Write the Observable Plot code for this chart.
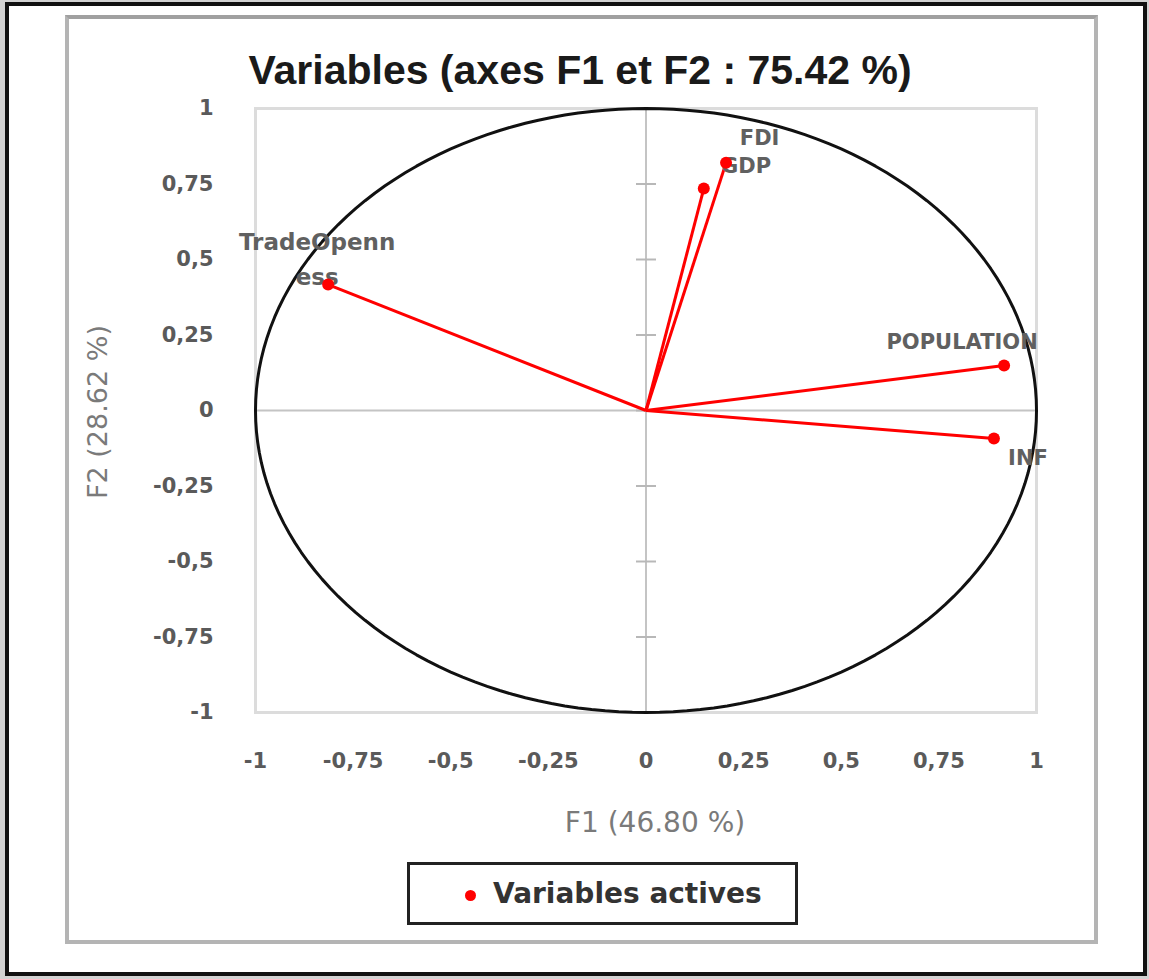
<!DOCTYPE html>
<html><head><meta charset="utf-8">
<script src="https://cdn.jsdelivr.net/npm/d3@7"></script>
<script src="https://cdn.jsdelivr.net/npm/@observablehq/plot@0.6"></script>
<style>
body{margin:0;background:#d2d2d2;}
#page{position:relative;width:1149px;height:979px;overflow:hidden;background:#d2d2d2;}
#outer{position:absolute;left:5px;top:2px;width:1142px;height:974px;box-sizing:border-box;border:4px solid #111;background:#fff;}
#inner{position:absolute;left:65px;top:15px;width:1033px;height:929px;box-sizing:border-box;border:4px solid #b4b4b4;border-top-color:#a0a0a0;background:#fff;}
#chart{position:absolute;left:0;top:0;}
#title{position:absolute;left:580px;top:50px;transform:translateX(-50%);white-space:nowrap;font-family:"Liberation Sans",Arial,sans-serif;font-weight:bold;font-size:41px;line-height:1;color:#1a1a1a;}
#xlabel{position:absolute;left:655px;top:823px;transform:translate(-50%,-50%);white-space:nowrap;font-family:"DejaVu Sans",sans-serif;font-size:28px;line-height:1;color:#7a7a7a;}
#ylabel{position:absolute;left:97px;top:412px;transform:translate(-50%,-50%) rotate(-90deg);white-space:nowrap;font-family:"DejaVu Sans",sans-serif;font-size:27px;line-height:1;color:#7a7a7a;}
#legend{position:absolute;left:407px;top:862px;width:391px;height:63px;box-sizing:border-box;border:3px solid #222;background:#fff;}
#legend .dot{position:absolute;left:55px;top:25px;width:11px;height:11px;border-radius:50%;background:#ff0000;}
#legend .txt{position:absolute;left:83px;top:50%;transform:translateY(-50%);white-space:nowrap;font-family:"DejaVu Sans",sans-serif;font-weight:bold;font-size:28px;line-height:1;color:#333;}
</style></head><body>
<div id="page">
  <div id="outer"></div>
  <div id="inner"></div>
  <div id="chart"></div>
  <div id="title"></div>
  <div id="xlabel"></div>
  <div id="ylabel"></div>
  <div id="legend"><span class="dot"></span><span class="txt"></span></div>
</div>
<script>
// ---- data ----
const variables = ["TradeOpenness", "FDI", "GDP", "POPULATION", "INF"];
const f1 = [-0.814, 0.148, 0.205, 0.917, 0.891];
const f2 = [0.417, 0.735, 0.820, 0.149, -0.093];
const axisTicks = [-1, -0.75, -0.5, -0.25, 0, 0.25, 0.5, 0.75, 1];
const titleText = "Variables (axes F1 et F2 : 75.42 %)";
const xLabelText = "F1 (46.80 %)";
const yLabelText = "F2 (28.62 %)";
const legendText = "Variables actives";

document.getElementById("title").textContent = titleText;
document.getElementById("xlabel").textContent = xLabelText;
document.getElementById("ylabel").textContent = yLabelText;
document.querySelector("#legend .txt").textContent = legendText;

const rows = variables.map((v, i) => ({name: v, f1: f1[i], f2: f2[i]}));
// unit correlation circle (geometry, not data)
const circle = d3.range(0, 361, 2).map(a => ({cx: Math.cos(a * Math.PI / 180), cy: Math.sin(a * Math.PI / 180)}));
const fmt = d => String(d).replace(".", ",");
const display = d => d.name === "TradeOpenness" ? "TradeOpenn\ness" : d.name;

// label placement (styling, kept out of data arrays)
const place = {
  TradeOpenness: {dx: -11, dy: -28, textAnchor: "middle", fontSize: 23},
  FDI: {dx: 36, dy: -54, textAnchor: "start"},
  GDP: {dx: -5, dy: 0, textAnchor: "start"},
  POPULATION: {dx: -42, dy: -27, textAnchor: "middle"},
  INF: {dx: 34, dy: 16, textAnchor: "middle"}
};
const labelMarks = variables.map(v => Plot.text(rows.filter(r => r.name === v), {
  x: "f1", y: "f2", text: display, lineAnchor: "middle", lineHeight: 1.5,
  fill: "#606060", ...place[v]
}));

const hTick = {draw(ctx, size) { const r = Math.sqrt(size / Math.PI); ctx.moveTo(-r, 0); ctx.lineTo(r, 0); }};

const chart = Plot.plot({
  width: 1149, height: 979,
  marginLeft: 255, marginRight: 113, marginTop: 108, marginBottom: 267,
  style: {background: "transparent", fontFamily: "DejaVu Sans, sans-serif", fontSize: "21px", fontWeight: "bold", color: "#5a5a5a"},
  x: {domain: [-1, 1], label: null},
  y: {domain: [-1, 1], label: null},
  marks: [
    Plot.frame({stroke: "#dcdcdc", strokeWidth: 3}),
    Plot.ruleX([0], {stroke: "#c4c4c4", strokeWidth: 2}),
    Plot.ruleY([0], {stroke: "#c4c4c4", strokeWidth: 2}),
    Plot.dot(axisTicks, {x: 0, y: d => d, symbol: hTick, r: 10, stroke: "#b8b8b8", strokeWidth: 2, fill: "none"}),
    Plot.axisX(axisTicks, {tickSize: 0, tickPadding: 41, tickFormat: fmt, label: null}),
    Plot.axisY(axisTicks, {tickSize: 0, tickPadding: 42, tickFormat: fmt, label: null}),
    Plot.line(circle, {x: "cx", y: "cy", stroke: "#111", strokeWidth: 3}),
    Plot.link(rows, {x1: 0, y1: 0, x2: "f1", y2: "f2", stroke: "#ff0000", strokeWidth: 3}),
    ...labelMarks,
    Plot.dot(rows, {x: "f1", y: "f2", r: 6, fill: "#ff0000"})
  ]
});
document.getElementById("chart").appendChild(chart);
</script>
</body></html>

## Goal of the exercise
Omit the pictures, and quote the material above exactly as given.

## Written reply
Write the Observable Plot code for this chart.
<!DOCTYPE html>
<html><head><meta charset="utf-8">
<script src="https://cdn.jsdelivr.net/npm/d3@7"></script>
<script src="https://cdn.jsdelivr.net/npm/@observablehq/plot@0.6"></script>
<style>
body{margin:0;background:#d2d2d2;}
#page{position:relative;width:1149px;height:979px;overflow:hidden;background:#d2d2d2;}
#outer{position:absolute;left:5px;top:2px;width:1142px;height:974px;box-sizing:border-box;border:4px solid #111;background:#fff;}
#inner{position:absolute;left:65px;top:15px;width:1033px;height:929px;box-sizing:border-box;border:4px solid #b4b4b4;border-top-color:#a0a0a0;background:#fff;}
#chart{position:absolute;left:0;top:0;}
#title{position:absolute;left:580px;top:50px;transform:translateX(-50%);white-space:nowrap;font-family:"Liberation Sans",Arial,sans-serif;font-weight:bold;font-size:41px;line-height:1;color:#1a1a1a;}
#xlabel{position:absolute;left:655px;top:823px;transform:translate(-50%,-50%);white-space:nowrap;font-family:"DejaVu Sans",sans-serif;font-size:28px;line-height:1;color:#7a7a7a;}
#ylabel{position:absolute;left:97px;top:412px;transform:translate(-50%,-50%) rotate(-90deg);white-space:nowrap;font-family:"DejaVu Sans",sans-serif;font-size:27px;line-height:1;color:#7a7a7a;}
#legend{position:absolute;left:407px;top:862px;width:391px;height:63px;box-sizing:border-box;border:3px solid #222;background:#fff;}
#legend .dot{position:absolute;left:55px;top:25px;width:11px;height:11px;border-radius:50%;background:#ff0000;}
#legend .txt{position:absolute;left:83px;top:50%;transform:translateY(-50%);white-space:nowrap;font-family:"DejaVu Sans",sans-serif;font-weight:bold;font-size:28px;line-height:1;color:#333;}
</style></head><body>
<div id="page">
  <div id="outer"></div>
  <div id="inner"></div>
  <div id="chart"></div>
  <div id="title"></div>
  <div id="xlabel"></div>
  <div id="ylabel"></div>
  <div id="legend"><span class="dot"></span><span class="txt"></span></div>
</div>
<script>
// ---- data ----
const variables = ["TradeOpenness", "FDI", "GDP", "POPULATION", "INF"];
const f1 = [-0.814, 0.148, 0.205, 0.917, 0.891];
const f2 = [0.417, 0.735, 0.820, 0.149, -0.093];
const axisTicks = [-1, -0.75, -0.5, -0.25, 0, 0.25, 0.5, 0.75, 1];
const titleText = "Variables (axes F1 et F2 : 75.42 %)";
const xLabelText = "F1 (46.80 %)";
const yLabelText = "F2 (28.62 %)";
const legendText = "Variables actives";

document.getElementById("title").textContent = titleText;
document.getElementById("xlabel").textContent = xLabelText;
document.getElementById("ylabel").textContent = yLabelText;
document.querySelector("#legend .txt").textContent = legendText;

const rows = variables.map((v, i) => ({name: v, f1: f1[i], f2: f2[i]}));
// unit correlation circle (geometry, not data)
const circle = d3.range(0, 361, 2).map(a => ({cx: Math.cos(a * Math.PI / 180), cy: Math.sin(a * Math.PI / 180)}));
const fmt = d => String(d).replace(".", ",");
const display = d => d.name === "TradeOpenness" ? "TradeOpenn\ness" : d.name;

// label placement (styling, kept out of data arrays)
const place = {
  TradeOpenness: {dx: -11, dy: -28, textAnchor: "middle", fontSize: 23},
  FDI: {dx: 36, dy: -54, textAnchor: "start"},
  GDP: {dx: -5, dy: 0, textAnchor: "start"},
  POPULATION: {dx: -42, dy: -27, textAnchor: "middle"},
  INF: {dx: 34, dy: 16, textAnchor: "middle"}
};
const labelMarks = variables.map(v => Plot.text(rows.filter(r => r.name === v), {
  x: "f1", y: "f2", text: display, lineAnchor: "middle", lineHeight: 1.5,
  fill: "#606060", ...place[v]
}));

const hTick = {draw(ctx, size) { const r = Math.sqrt(size / Math.PI); ctx.moveTo(-r, 0); ctx.lineTo(r, 0); }};

const chart = Plot.plot({
  width: 1149, height: 979,
  marginLeft: 255, marginRight: 113, marginTop: 108, marginBottom: 267,
  style: {background: "transparent", fontFamily: "DejaVu Sans, sans-serif", fontSize: "21px", fontWeight: "bold", color: "#5a5a5a"},
  x: {domain: [-1, 1], label: null},
  y: {domain: [-1, 1], label: null},
  marks: [
    Plot.frame({stroke: "#dcdcdc", strokeWidth: 3}),
    Plot.ruleX([0], {stroke: "#c4c4c4", strokeWidth: 2}),
    Plot.ruleY([0], {stroke: "#c4c4c4", strokeWidth: 2}),
    Plot.dot(axisTicks, {x: 0, y: d => d, symbol: hTick, r: 10, stroke: "#b8b8b8", strokeWidth: 2, fill: "none"}),
    Plot.axisX(axisTicks, {tickSize: 0, tickPadding: 41, tickFormat: fmt, label: null}),
    Plot.axisY(axisTicks, {tickSize: 0, tickPadding: 42, tickFormat: fmt, label: null}),
    Plot.line(circle, {x: "cx", y: "cy", stroke: "#111", strokeWidth: 3}),
    Plot.link(rows, {x1: 0, y1: 0, x2: "f1", y2: "f2", stroke: "#ff0000", strokeWidth: 3}),
    ...labelMarks,
    Plot.dot(rows, {x: "f1", y: "f2", r: 6, fill: "#ff0000"})
  ]
});
document.getElementById("chart").appendChild(chart);
</script>
</body></html>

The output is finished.